> Information supplied
◆ ◆ ◆
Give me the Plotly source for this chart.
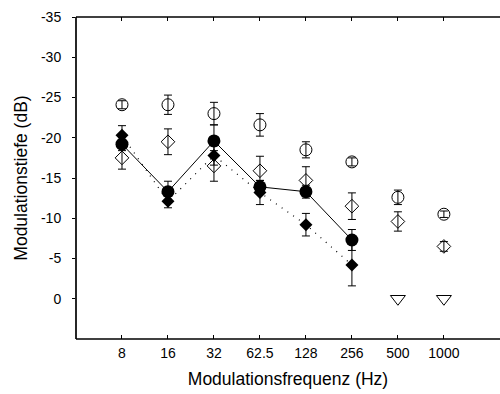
import plotly.graph_objects as go

freq_labels = ["8", "16", "32", "62.5", "128", "256", "500", "1000"]
x_idx = list(range(len(freq_labels)))

# open circles
oc_y = [-24.1, -24.1, -23.0, -21.6, -18.5, -17.0, -12.6, -10.5]
oc_e = [0.5, 1.2, 1.4, 1.4, 1.0, 0.5, 0.9, 0.4]
# open diamonds
od_y = [-17.5, -19.5, -16.5, -15.9, -14.7, -11.5, -9.6, -6.5]
od_e = [1.4, 1.6, 1.9, 1.8, 1.7, 1.65, 1.2, 0.6]
# filled circles (solid line)
fc_y = [-19.2, -13.3, -19.6, -13.9, -13.3, -7.3]
fc_e = [0.8, 1.3, 2.0, 0.8, 0.8, 1.3]
# filled diamonds (dotted line)
fd_y = [-20.3, -12.1, -17.8, -13.2, -9.2, -4.2]
fd_e = [1.2, 0.8, 1.2, 1.5, 1.4, 2.6]
# open triangles (below threshold)
tri_x = [6, 7]
tri_y = [0, 0]

y_ticks = [-35, -30, -25, -20, -15, -10, -5, 0]

font = "Liberation Sans, Arial, Helvetica, sans-serif"
fig = go.Figure()

eb = lambda arr: dict(type="data", array=arr, visible=True, color="black", thickness=1, width=4)

fig.add_trace(go.Scatter(x=x_idx[:6], y=fd_y, mode="lines+markers",
                         line=dict(color="black", width=1.2, dash="1px,6px"),
                         marker=dict(symbol="diamond", size=10, color="black"),
                         error_y=eb(fd_e)))
fig.add_trace(go.Scatter(x=x_idx[:6], y=fc_y, mode="lines+markers",
                         line=dict(color="black", width=1),
                         marker=dict(symbol="circle", size=13, color="black"),
                         error_y=eb(fc_e)))
fig.add_trace(go.Scatter(x=x_idx, y=od_y, mode="markers",
                         marker=dict(symbol="diamond-open", size=10.5, color="black",
                                     line=dict(width=1, color="black")),
                         error_y=eb(od_e)))
fig.add_trace(go.Scatter(x=x_idx, y=oc_y, mode="markers",
                         marker=dict(symbol="circle-open", size=12, color="black",
                                     line=dict(width=1, color="black")),
                         error_y=eb(oc_e)))
fig.add_trace(go.Scatter(x=tri_x, y=tri_y, mode="markers",
                         marker=dict(symbol="triangle-down-open", size=13, color="black",
                                     line=dict(width=1, color="black"))))

axis_line = dict(color="black", width=1.7)
fig.update_layout(
    width=500, height=394,
    margin=dict(l=76, r=0, t=17, b=55, autoexpand=False),
    paper_bgcolor="white", plot_bgcolor="white",
    showlegend=False,
    font=dict(family=font, size=14, color="black"),
    xaxis=dict(range=[-1, 8.22], tickvals=x_idx, ticktext=freq_labels,
               showgrid=False, zeroline=False, showline=False,
               mirror="ticks", ticks="inside", ticklen=4,
               tickcolor="black", tickwidth=1, ticklabelstandoff=4, automargin=False,
               title=dict(text="Modulationsfrequenz (Hz)", font=dict(size=17.5), standoff=12)),
    yaxis=dict(range=[5, -35], tickvals=y_ticks, ticktext=[str(v) for v in y_ticks],
               showgrid=False, zeroline=False, showline=False,
               ticks="outside", ticklen=3, tickcolor="black", tickwidth=1,
               mirror=False, ticklabelstandoff=8, automargin=False,
               title=dict(text="Modulationstiefe (dB)", font=dict(size=17.5), standoff=8)),
    shapes=[
        dict(type="line", xref="paper", yref="paper", x0=0, x1=1, y0=0, y1=0, line=axis_line),
        dict(type="line", xref="paper", yref="paper", x0=0, x1=1, y0=1, y1=1, line=axis_line),
        dict(type="line", xref="paper", yref="paper", x0=0, x1=0, y0=0, y1=1, line=axis_line),
    ],
)

fig.write_html("out.html", config={"displayModeBar": False})
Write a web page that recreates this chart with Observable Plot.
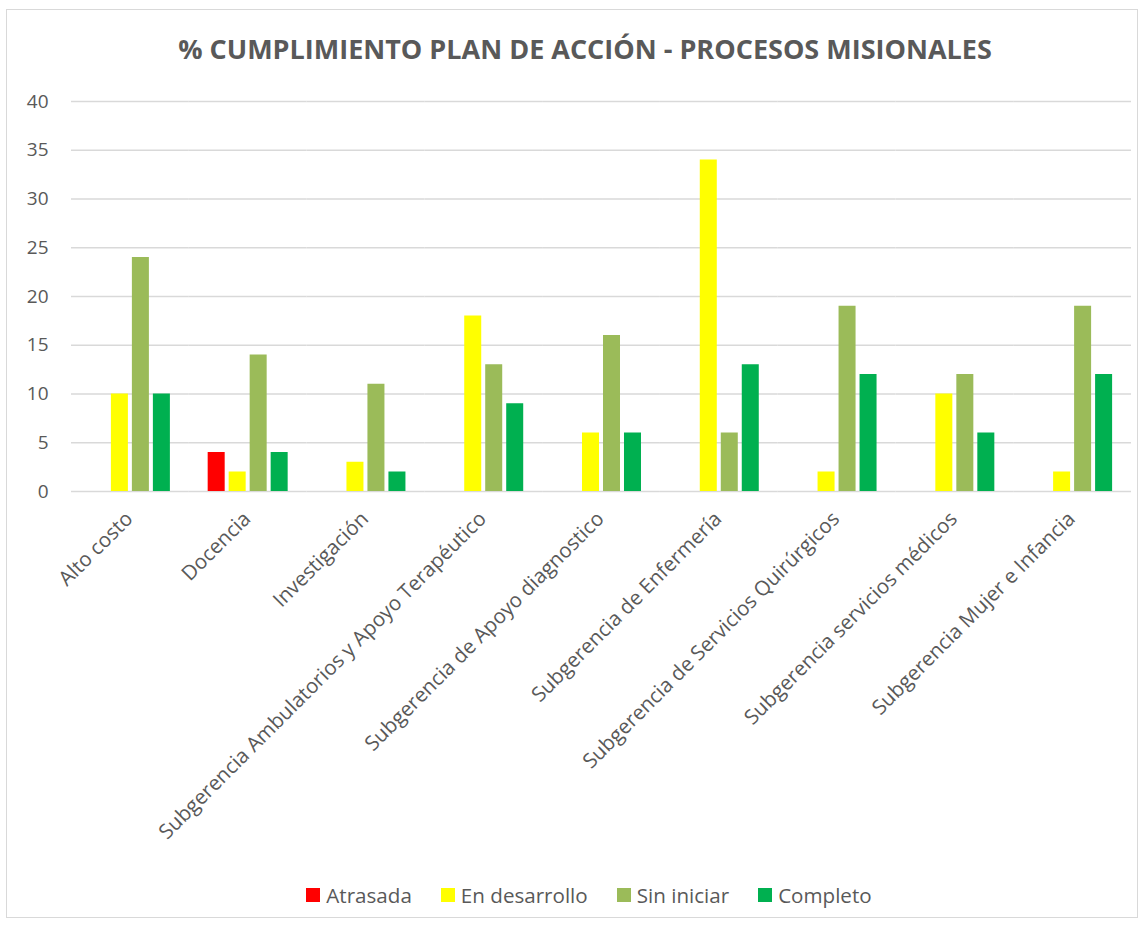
<!DOCTYPE html>
<html><head><meta charset="utf-8">
<script src="https://cdn.jsdelivr.net/npm/d3@7"></script>
<script src="https://cdn.jsdelivr.net/npm/@observablehq/plot@0.6"></script>
<style>
body{margin:0;background:#fff;font-family:"Open Sans",sans-serif;}
#frame{position:absolute;left:6px;top:9px;width:1132px;height:909px;border:1px solid #d9d9d9;box-sizing:border-box;}
#title{position:absolute;left:0;width:1170px;top:30px;text-align:center;font-weight:bold;font-size:27px;color:#595959;white-space:nowrap;}
#chart{position:absolute;left:0;top:80px;}
#legend{position:absolute;left:0;width:1178px;top:881px;display:flex;justify-content:center;gap:29px;font-size:20.6px;color:#595959;}
.item{display:flex;align-items:center;}
.sw{width:14px;height:14px;margin-right:6px;display:inline-block;}
</style></head>
<body>
<div id="frame"></div>
<div id="title">% CUMPLIMIENTO PLAN DE ACCIÓN - PROCESOS MISIONALES</div>
<div id="chart"></div>
<div id="legend"></div>
<script>
const categories = ["Alto costo","Docencia","Investigación","Subgerencia Ambulatorios y Apoyo Terapéutico","Subgerencia de Apoyo diagnostico","Subgerencia de Enfermería","Subgerencia de Servicios Quirúrgicos","Subgerencia servicios médicos","Subgerencia Mujer e Infancia"];
const series = ["Atrasada","En desarrollo","Sin iniciar","Completo"];
const atrasada     = [0, 4, 0, 0, 0, 0, 0, 0, 0];
const enDesarrollo = [10, 2, 3, 18, 6, 34, 2, 10, 2];
const sinIniciar   = [24, 14, 11, 13, 16, 6, 19, 12, 19];
const completo     = [10, 4, 2, 9, 6, 13, 12, 6, 12];
const colors = ["#FF0000","#FFFF00","#9BBB59","#00B050"];
const yTicks = [0,5,10,15,20,25,30,35,40];

const valuesBySeries = [atrasada, enDesarrollo, sinIniciar, completo];
const table = [];
categories.forEach((c,i)=>series.forEach((s,j)=>table.push({category:c, series:s, value:valuesBySeries[j][i]})));

const chart = Plot.plot({
  width:1147, height:780,
  marginLeft:71, marginRight:16, marginTop:21, marginBottom:369,
  style:{fontFamily:"Open Sans, sans-serif", fontSize:"19px", color:"#595959", background:"transparent", overflow:"visible"},
  fx:{domain:categories, padding:0, round:false, label:null, axis:null},
  x:{domain:series, axis:null, paddingInner:0.19, paddingOuter:0.9, round:false},
  y:{domain:[0,40], axis:null},
  color:{domain:series, range:colors},
  marks:[
    Plot.ruleY(yTicks,{stroke:"#d9d9d9", strokeWidth:1.3}),
    Plot.barY(table,{fx:"category", x:"series", y:"value", fill:"series", filter:d=>d.value>0}),
    Plot.axisY({ticks:yTicks, tickSize:0, tickPadding:23, label:null, fontSize:19}),
    Plot.axisFx({anchor:"bottom", tickRotate:-45, tickSize:0, tickPadding:24, dx:-1, label:null, fontSize:20.5})
  ]
});
document.getElementById("chart").appendChild(chart);

const legend = document.getElementById("legend");
series.forEach((s,j)=>{
  const it=document.createElement("div"); it.className="item";
  const sw=document.createElement("span"); sw.className="sw"; sw.style.background=colors[j];
  it.appendChild(sw); it.appendChild(document.createTextNode(s)); legend.appendChild(it);
});
</script>
</body></html>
◆ ◆ ◆
> Problem requirements
Each entry above is to be written out again unchanged, apart from the pictures, which are left out.

> Written solution
Give me the Plotly source for this chart.
import plotly.graph_objects as go

freq_labels = ["8", "16", "32", "62.5", "128", "256", "500", "1000"]
x_idx = list(range(len(freq_labels)))

# open circles
oc_y = [-24.1, -24.1, -23.0, -21.6, -18.5, -17.0, -12.6, -10.5]
oc_e = [0.5, 1.2, 1.4, 1.4, 1.0, 0.5, 0.9, 0.4]
# open diamonds
od_y = [-17.5, -19.5, -16.5, -15.9, -14.7, -11.5, -9.6, -6.5]
od_e = [1.4, 1.6, 1.9, 1.8, 1.7, 1.65, 1.2, 0.6]
# filled circles (solid line)
fc_y = [-19.2, -13.3, -19.6, -13.9, -13.3, -7.3]
fc_e = [0.8, 1.3, 2.0, 0.8, 0.8, 1.3]
# filled diamonds (dotted line)
fd_y = [-20.3, -12.1, -17.8, -13.2, -9.2, -4.2]
fd_e = [1.2, 0.8, 1.2, 1.5, 1.4, 2.6]
# open triangles (below threshold)
tri_x = [6, 7]
tri_y = [0, 0]

y_ticks = [-35, -30, -25, -20, -15, -10, -5, 0]

font = "Liberation Sans, Arial, Helvetica, sans-serif"
fig = go.Figure()

eb = lambda arr: dict(type="data", array=arr, visible=True, color="black", thickness=1, width=4)

fig.add_trace(go.Scatter(x=x_idx[:6], y=fd_y, mode="lines+markers",
                         line=dict(color="black", width=1.2, dash="1px,6px"),
                         marker=dict(symbol="diamond", size=10, color="black"),
                         error_y=eb(fd_e)))
fig.add_trace(go.Scatter(x=x_idx[:6], y=fc_y, mode="lines+markers",
                         line=dict(color="black", width=1),
                         marker=dict(symbol="circle", size=13, color="black"),
                         error_y=eb(fc_e)))
fig.add_trace(go.Scatter(x=x_idx, y=od_y, mode="markers",
                         marker=dict(symbol="diamond-open", size=10.5, color="black",
                                     line=dict(width=1, color="black")),
                         error_y=eb(od_e)))
fig.add_trace(go.Scatter(x=x_idx, y=oc_y, mode="markers",
                         marker=dict(symbol="circle-open", size=12, color="black",
                                     line=dict(width=1, color="black")),
                         error_y=eb(oc_e)))
fig.add_trace(go.Scatter(x=tri_x, y=tri_y, mode="markers",
                         marker=dict(symbol="triangle-down-open", size=13, color="black",
                                     line=dict(width=1, color="black"))))

axis_line = dict(color="black", width=1.7)
fig.update_layout(
    width=500, height=394,
    margin=dict(l=76, r=0, t=17, b=55, autoexpand=False),
    paper_bgcolor="white", plot_bgcolor="white",
    showlegend=False,
    font=dict(family=font, size=14, color="black"),
    xaxis=dict(range=[-1, 8.22], tickvals=x_idx, ticktext=freq_labels,
               showgrid=False, zeroline=False, showline=False,
               mirror="ticks", ticks="inside", ticklen=4,
               tickcolor="black", tickwidth=1, ticklabelstandoff=4, automargin=False,
               title=dict(text="Modulationsfrequenz (Hz)", font=dict(size=17.5), standoff=12)),
    yaxis=dict(range=[5, -35], tickvals=y_ticks, ticktext=[str(v) for v in y_ticks],
               showgrid=False, zeroline=False, showline=False,
               ticks="outside", ticklen=3, tickcolor="black", tickwidth=1,
               mirror=False, ticklabelstandoff=8, automargin=False,
               title=dict(text="Modulationstiefe (dB)", font=dict(size=17.5), standoff=8)),
    shapes=[
        dict(type="line", xref="paper", yref="paper", x0=0, x1=1, y0=0, y1=0, line=axis_line),
        dict(type="line", xref="paper", yref="paper", x0=0, x1=1, y0=1, y1=1, line=axis_line),
        dict(type="line", xref="paper", yref="paper", x0=0, x1=0, y0=0, y1=1, line=axis_line),
    ],
)

fig.write_html("out.html", config={"displayModeBar": False})
Write a web page that recreates this chart with Observable Plot.
<!DOCTYPE html>
<html><head><meta charset="utf-8">
<script src="https://cdn.jsdelivr.net/npm/d3@7"></script>
<script src="https://cdn.jsdelivr.net/npm/@observablehq/plot@0.6"></script>
<style>
body{margin:0;background:#fff;font-family:"Open Sans",sans-serif;}
#frame{position:absolute;left:6px;top:9px;width:1132px;height:909px;border:1px solid #d9d9d9;box-sizing:border-box;}
#title{position:absolute;left:0;width:1170px;top:30px;text-align:center;font-weight:bold;font-size:27px;color:#595959;white-space:nowrap;}
#chart{position:absolute;left:0;top:80px;}
#legend{position:absolute;left:0;width:1178px;top:881px;display:flex;justify-content:center;gap:29px;font-size:20.6px;color:#595959;}
.item{display:flex;align-items:center;}
.sw{width:14px;height:14px;margin-right:6px;display:inline-block;}
</style></head>
<body>
<div id="frame"></div>
<div id="title">% CUMPLIMIENTO PLAN DE ACCIÓN - PROCESOS MISIONALES</div>
<div id="chart"></div>
<div id="legend"></div>
<script>
const categories = ["Alto costo","Docencia","Investigación","Subgerencia Ambulatorios y Apoyo Terapéutico","Subgerencia de Apoyo diagnostico","Subgerencia de Enfermería","Subgerencia de Servicios Quirúrgicos","Subgerencia servicios médicos","Subgerencia Mujer e Infancia"];
const series = ["Atrasada","En desarrollo","Sin iniciar","Completo"];
const atrasada     = [0, 4, 0, 0, 0, 0, 0, 0, 0];
const enDesarrollo = [10, 2, 3, 18, 6, 34, 2, 10, 2];
const sinIniciar   = [24, 14, 11, 13, 16, 6, 19, 12, 19];
const completo     = [10, 4, 2, 9, 6, 13, 12, 6, 12];
const colors = ["#FF0000","#FFFF00","#9BBB59","#00B050"];
const yTicks = [0,5,10,15,20,25,30,35,40];

const valuesBySeries = [atrasada, enDesarrollo, sinIniciar, completo];
const table = [];
categories.forEach((c,i)=>series.forEach((s,j)=>table.push({category:c, series:s, value:valuesBySeries[j][i]})));

const chart = Plot.plot({
  width:1147, height:780,
  marginLeft:71, marginRight:16, marginTop:21, marginBottom:369,
  style:{fontFamily:"Open Sans, sans-serif", fontSize:"19px", color:"#595959", background:"transparent", overflow:"visible"},
  fx:{domain:categories, padding:0, round:false, label:null, axis:null},
  x:{domain:series, axis:null, paddingInner:0.19, paddingOuter:0.9, round:false},
  y:{domain:[0,40], axis:null},
  color:{domain:series, range:colors},
  marks:[
    Plot.ruleY(yTicks,{stroke:"#d9d9d9", strokeWidth:1.3}),
    Plot.barY(table,{fx:"category", x:"series", y:"value", fill:"series", filter:d=>d.value>0}),
    Plot.axisY({ticks:yTicks, tickSize:0, tickPadding:23, label:null, fontSize:19}),
    Plot.axisFx({anchor:"bottom", tickRotate:-45, tickSize:0, tickPadding:24, dx:-1, label:null, fontSize:20.5})
  ]
});
document.getElementById("chart").appendChild(chart);

const legend = document.getElementById("legend");
series.forEach((s,j)=>{
  const it=document.createElement("div"); it.className="item";
  const sw=document.createElement("span"); sw.className="sw"; sw.style.background=colors[j];
  it.appendChild(sw); it.appendChild(document.createTextNode(s)); legend.appendChild(it);
});
</script>
</body></html>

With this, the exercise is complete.